Monday, February 17, 2014

Elemental Characters

          O'Connor creates characters with many different personalities; in some of her stories she ties a character's personality to an element and the environment. Some characters have a personality that can fit a variety of elements, but some of her characters are truly tied to one specific element. Examples of this can be seen in A View of the Woods and The Enduring Chill.

           In A View of the Woods, Mr. Fortune is a stubborn old man who is full of pride and set in his ways. He is clearly the embodiment of the earth element. He likes things to be a certain way and is very proud of the fact that his granddaughter, Mary Fortune, looks very much like him. The story begins with these characters viewing a construction site, where earth is being dug up; Mary Fortune is completely absorbed "watching the big disembodied gullet gorge itself on clay" (O'Connor, 525). They are both stubborn and absorbed by the site of earth being moved. Through the imagery and personality of Mr. Fortune, O'Connor links him to the earth element. He also always talks about "his land" which his son-in-law is living on, so Mr. Fortune is very much a man of earth. He has so much pride in being a "PURE Fortune," like a man who knows he is made of pure earth without any other element mixed in. At the end when Mary Fortune decides to start beating him to death, he sees himself claiming to be a "PURE Pitts," so he grabs her by the neck and smashes her head on a rock three times. The last word of the story is "clay," so O'Connor places the earth element throughout this story.

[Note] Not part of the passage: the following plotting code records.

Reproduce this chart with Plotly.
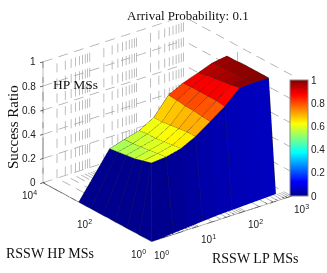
import math
import plotly.graph_objects as go

# --- data ---
x_levels = [1.41, 2.9, 6.0, 12.3, 25.4, 52, 108, 220, 450]
y_levels = [1.82, 3.7, 7.5, 15.3, 31, 63]
y_skirt = [1, 2.8, 7.8, 22, 61, 171, 480]
z_skirt_x = [0, 0.0, 0.01, 0.02, 0.03, 0.04, 0.045, 0.05, 0.055, 0.06]
z_row0 = [0.60, 0.61, 0.64, 0.70, 0.785, 0.87, 0.985, 0.99, 0.99]
z_row1 = [0.58, 0.60, 0.63, 0.70, 0.79, 0.88, 0.97, 0.985, 0.99]
z_row2 = [0.56, 0.59, 0.62, 0.69, 0.80, 0.88, 0.96, 0.98, 0.99]
z_row3 = [0.55, 0.58, 0.61, 0.68, 0.80, 0.88, 0.95, 0.975, 0.99]
z_row4 = [0.54, 0.57, 0.61, 0.67, 0.81, 0.88, 0.94, 0.97, 0.985]
z_row5 = [0.53, 0.567, 0.60, 0.67, 0.816, 0.877, 0.92, 0.965, 0.984]
x_major = [1, 10, 100, 1000]
x_minor_mult = [2, 3, 4, 5, 6, 7, 8, 9]
y_major = [1, 100, 10000]
z_ticks = [0, 0.2, 0.4, 0.6, 0.8, 1]
z_labels = ["0", "0.2", "0.4", "0.6", "0.8", "1"]
x_tick_labels = ["10<sup>0</sup>", "10<sup>1</sup>", "10<sup>2</sup>", "10<sup>3</sup>"]
y_tick_labels = ["10<sup>0</sup>", "10<sup>2</sup>", "10<sup>4</sup>"]
jet = [[0, "rgb(0,0,143)"], [0.125, "rgb(0,0,255)"], [0.375, "rgb(0,255,255)"],
       [0.625, "rgb(255,255,0)"], [0.875, "rgb(255,0,0)"], [1, "rgb(128,0,0)"]]

z_rows = [z_row0, z_row1, z_row2, z_row3, z_row4, z_row5]
X = [[1] + x_levels] + [[1] + x_levels for _ in y_levels]
Y = [[1] + [1] * len(x_levels)] + [[y_skirt[i + 1]] + [v] * len(x_levels) for i, v in enumerate(y_levels)]
Z = [z_skirt_x] + [[0] + r for r in z_rows]
nr, nc = len(Z), len(Z[0])

vx, vy, vz, ti, tj, tk, inten = [], [], [], [], [], [], []
for r in range(nr):
    for c in range(nc):
        vx.append(X[r][c]); vy.append(Y[r][c]); vz.append(Z[r][c])
for r in range(nr - 1):
    for c in range(nc - 1):
        a, b, d, e = r * nc + c, r * nc + c + 1, (r + 1) * nc + c, (r + 1) * nc + c + 1
        ti += [a, a]; tj += [b, e]; tk += [e, d]
        inten += [Z[r][c], Z[r][c]]

fig = go.Figure()
fig.add_trace(go.Mesh3d(
    x=vx, y=vy, z=vz, i=ti, j=tj, k=tk, intensity=inten, intensitymode="cell",
    colorscale=jet, cmin=0, cmax=1, flatshading=True, hoverinfo="skip",
    lighting=dict(ambient=1, diffuse=0, specular=0, fresnel=0, roughness=1),
    colorbar=dict(thickness=18, thicknessmode="pixels", len=116, lenmode="pixels",
                  x=290 / 327, xanchor="left", xpad=0, y=1 - 80 / 273, yanchor="top", ypad=0,
                  tickvals=z_ticks, ticks="", tickfont=dict(family="Liberation Sans", size=10, color="#222"),
                  outlinecolor="#888", outlinewidth=1, ticklen=0),
))

def lines(segs, color, width=1):
    xs, ys, zs = [], [], []
    for p, q in segs:
        xs += [p[0], q[0], None]; ys += [p[1], q[1], None]; zs += [p[2], q[2], None]
    fig.add_trace(go.Scatter3d(x=xs, y=ys, z=zs, mode="lines", line=dict(color=color, width=width),
                               hoverinfo="skip", showlegend=False))

def dashed(p, q, periods):
    """Split a grid line (log in x and y, linear in z) into MATLAB-style dashes."""
    out = []
    def at(t):
        return (p[0] ** (1 - t) * q[0] ** t, p[1] ** (1 - t) * q[1] ** t, p[2] + (q[2] - p[2]) * t)
    for n in range(periods):
        out.append((at(n / periods), at((n + 0.6) / periods)))
    return out

# mesh edges
edges = []
wall_cols = [0, 2, 4, 6, 9]
for r in range(1, nr):
    for c in range(1, nc - 1):
        edges.append(((X[r][c], Y[r][c], Z[r][c]), (X[r][c + 1], Y[r][c + 1], Z[r][c + 1])))
for c in range(1, nc):
    for r in range(1, nr - 1):
        edges.append(((X[r][c], Y[r][c], Z[r][c]), (X[r + 1][c], Y[r + 1][c], Z[r + 1][c])))
for c in wall_cols:
    edges.append(((X[0][c], Y[0][c], Z[0][c]), (X[1][max(c, 1)], Y[1][max(c, 1)], Z[1][max(c, 1)])))
for r in range(1, nr):
    edges.append(((X[r][0], Y[r][0], Z[r][0]), (X[r][1], Y[r][1], Z[r][1])))
lines(edges, "#2a2a2a", 1)

# grid
xmax, ymax = x_major[-1], y_major[-1]
all_x = []
for d in x_major[:-1]:
    all_x += [d * m for m in ([1] + x_minor_mult)]
all_x.append(1000)
grid = []
for xv in all_x:
    grid += dashed((xv, ymax, 0), (xv, ymax, 1), 8)
    grid += dashed((xv, 1, 0), (xv, ymax, 0), 8)
for yv in y_major:
    grid += dashed((xmax, yv, 0), (xmax, yv, 1), 8)
    grid += dashed((1, yv, 0), (xmax, yv, 0), 9)
for zv in z_ticks:
    grid += dashed((1, ymax, zv), (xmax, ymax, zv), 9)
    grid += dashed((xmax, 1, zv), (xmax, ymax, zv), 8)
lines(grid, "#a8a8a8", 1.5)

# axes and tick marks
ax = [((1, 1, 0), (xmax, 1, 0)), ((1, 1, 0), (1, ymax, 0)), ((1, ymax, 0), (1, ymax, 1))]
for xv in all_x:
    ax.append(((xv, 1, 0), (xv, 1.25, 0)))
for yv in y_major:
    ax.append(((1, yv, 0), (1.12, yv, 0)))
for zv in z_ticks:
    ax.append(((0.87, ymax, zv), (1, ymax, zv)))
lines(ax, "#444444", 1.5)

PAD = 0.02
xr = [-0.08, 3 + PAD]
yr = [-PAD, 4 + PAD]
zr = [-0.01, 1.01]
ann = []
TICK = dict(family="Liberation Sans", size=10, color="#222")
for v, t in zip(x_major, x_tick_labels):
    ann.append(dict(x=math.log10(v), y=0, z=0, text=t, showarrow=False, xshift=10, yshift=-13, font=TICK))
for v, t in zip(y_major, y_tick_labels):
    ann.append(dict(x=0, y=math.log10(v), z=0, text=t, showarrow=False, xshift=-13, yshift=-12, font=TICK))
for v, t in zip(z_ticks, z_labels):
    ann.append(dict(x=0, y=4, z=v, text=t, showarrow=False, xanchor="right", xshift=-5, font=TICK))

R = 1.54
K = 1.3
S = 175 / K
sinT, cosT, p, q = 0.419, 0.908, 0.611, 0.791
rv = (q, -p, 0)
uv = (sinT * p, sinT * q, cosT)
PAN_R, PAN_U = 2.5, 7
cen = [-(PAN_R * rv[i] + PAN_U * uv[i]) / S for i in range(3)]
e0 = (-0.555 * R, -0.718 * R, 0.419 * R)
axis = dict(visible=False, type="log", autorange=False)
fig.update_layout(
    width=327, height=273, margin=dict(l=0, r=0, t=0, b=0), paper_bgcolor="white",
    showlegend=False,
    scene=dict(
        domain=dict(x=[0, 1], y=[0, 1]),
        xaxis=dict(axis, range=xr), yaxis=dict(axis, range=yr),
        zaxis=dict(visible=False, range=zr, autorange=False),
        aspectmode="manual",
        aspectratio=dict(x=K * (xr[1] - xr[0]) / 3, y=K * (yr[1] - yr[0]) / 4, z=K * 0.75 * (zr[1] - zr[0])),
        camera=dict(eye=dict(x=e0[0] + cen[0], y=e0[1] + cen[1], z=e0[2] + cen[2]),
                    center=dict(x=cen[0], y=cen[1], z=cen[2]),
                    up=dict(x=0, y=0, z=1), projection=dict(type="orthographic")),
        annotations=ann,
    ),
    annotations=[
        dict(text="Arrival Probability: 0.1", x=188, y=15, font=dict(family="Liberation Serif", size=13, color="#111")),
        dict(text="HP MSs", x=75, y=84, font=dict(family="Liberation Serif", size=13.5, color="#111")),
        dict(text="RSSW HP MSs", x=50, y=253, font=dict(family="Liberation Serif", size=14, color="#111")),
        dict(text="RSSW LP MSs", x=255, y=258, font=dict(family="Liberation Serif", size=14, color="#111")),
        dict(text="Success Ratio", x=13, y=127, textangle=-90, font=dict(family="Liberation Serif", size=15, color="#111")),
    ],
)
for a in fig.layout.annotations:
    a.update(xref="paper", yref="paper", x=a.x / 327, y=1 - a.y / 273, showarrow=False,
             xanchor="center", yanchor="middle")
fig.write_html("out.html", post_script="document.body.style.margin='0';", config={"displayModeBar": False})
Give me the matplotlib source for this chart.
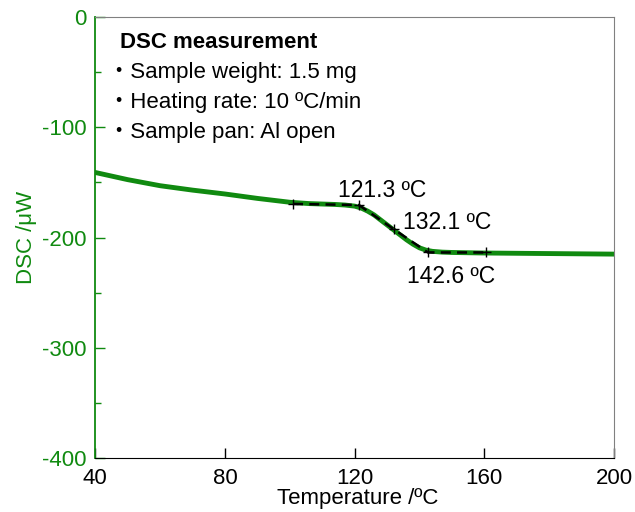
import matplotlib
matplotlib.use('Agg')
import matplotlib.pyplot as plt
from matplotlib.ticker import MultipleLocator

plt.rcParams['font.family'] = ['Liberation Sans', 'Noto Sans CJK JP', 'DejaVu Sans']
plt.rcParams['axes.unicode_minus'] = False

# DSC trace
temp = [40, 50, 60, 70, 80, 90, 100, 106, 110, 114, 117, 120, 122, 124,
        126, 128, 130, 132, 134, 136, 138, 140, 142, 144, 147, 150, 160,
        180, 200]
dsc = [-141, -147.5, -153, -157, -160.5, -164.5, -168, -169.2, -169.6,
       -170, -170.5, -171.5, -173.2, -176, -179.5, -184, -188.5, -193,
       -197.5, -202, -206, -209.3, -211.4, -212.5, -213.2, -213.5, -214,
       -214.5, -215]

# tangent construction (onset / midpoint / endset)
tan_t = [101, 121.3, 132.1, 142.6, 160.6]
tan_v = [-169.5, -170.5, -192.5, -213.5, -213.5]
labels = ['121.3 ºC', '132.1 ºC', '142.6 ºC']
label_xy = [(128.6, -157), (148.5, -186), (149.8, -235)]

info_title = 'DSC measurement'
info_lines = ['・Sample weight: 1.5 mg',
              '・Heating rate: 10 ºC/min',
              '・Sample pan: Al open']

green = '#108a10'

fig = plt.figure(figsize=(6.35, 5.12), dpi=100)
ax = fig.add_axes([0.150, 0.105, 0.817, 0.862])

ax.plot(temp, dsc, color=green, lw=3.5, solid_capstyle='round',
        solid_joinstyle='round', zorder=2)
ax.plot(tan_t, tan_v, color='black', lw=1.8, ls=(0, (4, 2.5)), zorder=3)
ax.plot(tan_t, tan_v, ls='none', marker='+', ms=7, mew=1.0,
        color='black', zorder=4)

for txt, (x, y) in zip(labels, label_xy):
    ax.text(x, y, txt, fontsize=16.5, ha='center', va='center')

ax.text(0.048, 0.943, info_title, transform=ax.transAxes, fontsize=16,
        fontweight='bold', va='center', ha='left')
for i, line in enumerate(info_lines):
    ax.text(0.024, 0.875 - i * 0.068, line, transform=ax.transAxes,
            fontsize=16, va='center', ha='left')

ax.set_xlim(40, 200)
ax.set_ylim(-400, 0)
ax.xaxis.set_major_locator(MultipleLocator(40))
ax.yaxis.set_major_locator(MultipleLocator(100))
ax.yaxis.set_minor_locator(MultipleLocator(50))

ax.tick_params(axis='x', direction='in', length=7, width=1,
               labelsize=16, pad=7, colors='black')
ax.tick_params(axis='y', which='major', direction='in', length=7, width=1,
               labelsize=16, pad=6, colors=green)
ax.tick_params(axis='y', which='minor', direction='in', length=4, width=1,
               colors=green)

ax.spines['left'].set_color(green)
ax.spines['left'].set_linewidth(1.3)
ax.spines['bottom'].set_color('black')
ax.spines['top'].set_color('#808080')
ax.spines['right'].set_color('#808080')

ax.set_xlabel('Temperature /ºC', fontsize=16)
ax.xaxis.set_label_coords(0.505, -0.068)
ax.set_ylabel('DSC /μW', fontsize=16, color=green, labelpad=4)

fig.savefig('out.png', dpi=100)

            In The Enduring Chill, Asbury is described as having a "saturnine" disposition, which means his is gloomy and surly. He is also slow in movement and cold in personality towards his mother. Essentially, he embodies the element of water in the form of ice, which ties in perfectly with the title of this story. He used to live in New York where it was always cold and apparently that suited him just fine, since it matched his icy disposition. He has a disease that afflicts him with fever and chills, but the chills seem to be worse for him than the fever part; this adds to his irritation of being stuck on the farm in bed all day. He fails as an artist and writer because he is cold at heart and he cannot find the inspiration that would spark the creation of something good. His mother would give him occasional peace though. "When she was gone, he lay for some time staring at the water stains on the gray walls. Descending from the top of the molding, long icicle shapes had been etched by leaks" (O'Connor, 555). He even sees water and ice in his surroundings. When he realizes that he isn't going to die from this condition, "it was like a warm ripple across a deeper sea of cold" (O'Connor, 572). The very end is where O'Connor makes the element of ice the most apparent in its relation to Asbury. "But the Holy Ghost, emblazoned in ice instead of fire, continued, implacable, to descend" (O'Connor, 572). Asbury is icy until the end of this story. O'Connor links the characters to the elements in a smooth and natural way, which works perfectly with their personalities. This continues to the point to where Mr. Fortune is literally earth and Asbury is literally ice.